**** Provided data
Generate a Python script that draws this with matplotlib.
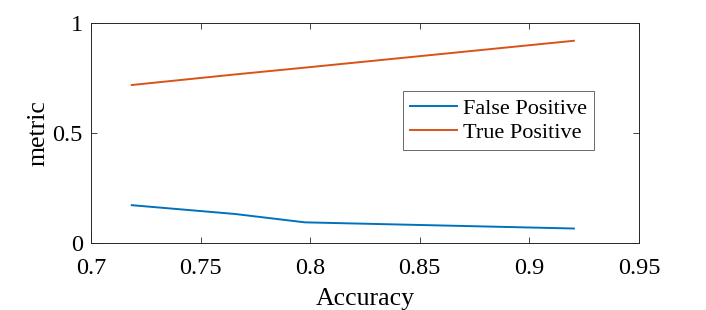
import matplotlib
matplotlib.use("Agg")
import matplotlib.pyplot as plt

# values
accuracy = [0.7186, 0.7657, 0.7976, 0.9203]
false_positive = [0.172, 0.132, 0.094, 0.066]
true_positive = [0.718, 0.766, 0.797, 0.919]

x_ticks = [0.7, 0.75, 0.8, 0.85, 0.9, 0.95]
x_tick_labels = ["0.7", "0.75", "0.8", "0.85", "0.9", "0.95"]
y_ticks = [0, 0.5, 1]
y_tick_labels = ["0", "0.5", "1"]

plt.rcParams['font.family'] = ['Liberation Serif', 'DejaVu Serif']

fig = plt.figure(figsize=(7.06, 3.10), dpi=100)
ax = fig.add_axes([0.1289, 0.216, 0.7762, 0.710])

ax.plot(accuracy, false_positive, color='#0072BD', lw=1.4, label='False Positive')
ax.plot(accuracy, true_positive, color='#D95319', lw=1.4, label='True Positive')

ax.set_xlim(0.7, 0.95)
ax.set_ylim(0, 1)
ax.set_xticks(x_ticks)
ax.set_xticklabels(x_tick_labels)
ax.set_yticks(y_ticks)
ax.set_yticklabels(y_tick_labels)
ax.tick_params(direction='in', top=True, right=True, length=4, width=0.6,
               color='#262626', labelsize=17.5)
ax.tick_params(axis='x', pad=10.5)
ax.tick_params(axis='y', pad=6)
for s in ax.spines.values():
    s.set_color('#262626')
    s.set_linewidth(0.7)

ax.set_xlabel('Accuracy', fontsize=18.5, labelpad=7)
ax.set_ylabel('metric', fontsize=18.5, labelpad=2)

leg = ax.legend(loc='upper left', bbox_to_anchor=(0.570, 0.6895), fontsize=16,
                frameon=True, fancybox=False, handlelength=2.1, handletextpad=0.3,
                borderpad=0.3, labelspacing=0.18, borderaxespad=0)
leg.get_frame().set_edgecolor('#262626')
leg.get_frame().set_linewidth(0.6)

fig.savefig('out.png', dpi=100)
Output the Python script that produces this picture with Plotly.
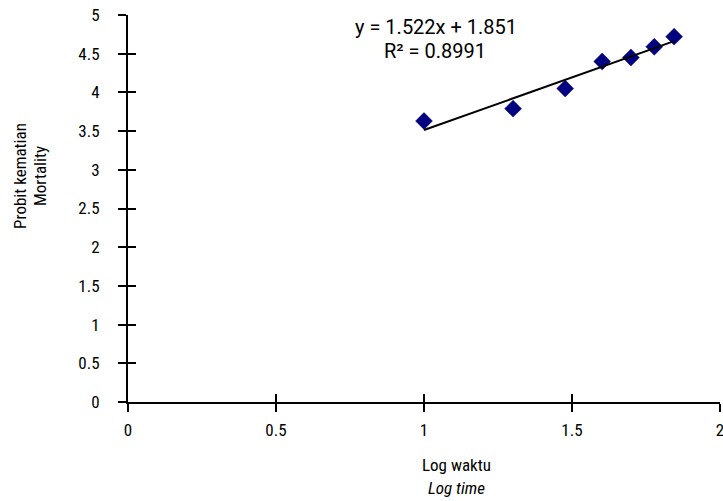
********
What you need to do:
All of the material above needs to be restated exactly, with no pictures.

Exercise result:
Generate a Python script that draws this with matplotlib.
import matplotlib
matplotlib.use("Agg")
import matplotlib.pyplot as plt

# values
accuracy = [0.7186, 0.7657, 0.7976, 0.9203]
false_positive = [0.172, 0.132, 0.094, 0.066]
true_positive = [0.718, 0.766, 0.797, 0.919]

x_ticks = [0.7, 0.75, 0.8, 0.85, 0.9, 0.95]
x_tick_labels = ["0.7", "0.75", "0.8", "0.85", "0.9", "0.95"]
y_ticks = [0, 0.5, 1]
y_tick_labels = ["0", "0.5", "1"]

plt.rcParams['font.family'] = ['Liberation Serif', 'DejaVu Serif']

fig = plt.figure(figsize=(7.06, 3.10), dpi=100)
ax = fig.add_axes([0.1289, 0.216, 0.7762, 0.710])

ax.plot(accuracy, false_positive, color='#0072BD', lw=1.4, label='False Positive')
ax.plot(accuracy, true_positive, color='#D95319', lw=1.4, label='True Positive')

ax.set_xlim(0.7, 0.95)
ax.set_ylim(0, 1)
ax.set_xticks(x_ticks)
ax.set_xticklabels(x_tick_labels)
ax.set_yticks(y_ticks)
ax.set_yticklabels(y_tick_labels)
ax.tick_params(direction='in', top=True, right=True, length=4, width=0.6,
               color='#262626', labelsize=17.5)
ax.tick_params(axis='x', pad=10.5)
ax.tick_params(axis='y', pad=6)
for s in ax.spines.values():
    s.set_color('#262626')
    s.set_linewidth(0.7)

ax.set_xlabel('Accuracy', fontsize=18.5, labelpad=7)
ax.set_ylabel('metric', fontsize=18.5, labelpad=2)

leg = ax.legend(loc='upper left', bbox_to_anchor=(0.570, 0.6895), fontsize=16,
                frameon=True, fancybox=False, handlelength=2.1, handletextpad=0.3,
                borderpad=0.3, labelspacing=0.18, borderaxespad=0)
leg.get_frame().set_edgecolor('#262626')
leg.get_frame().set_linewidth(0.6)

fig.savefig('out.png', dpi=100)
Output the Python script that produces this picture with Plotly.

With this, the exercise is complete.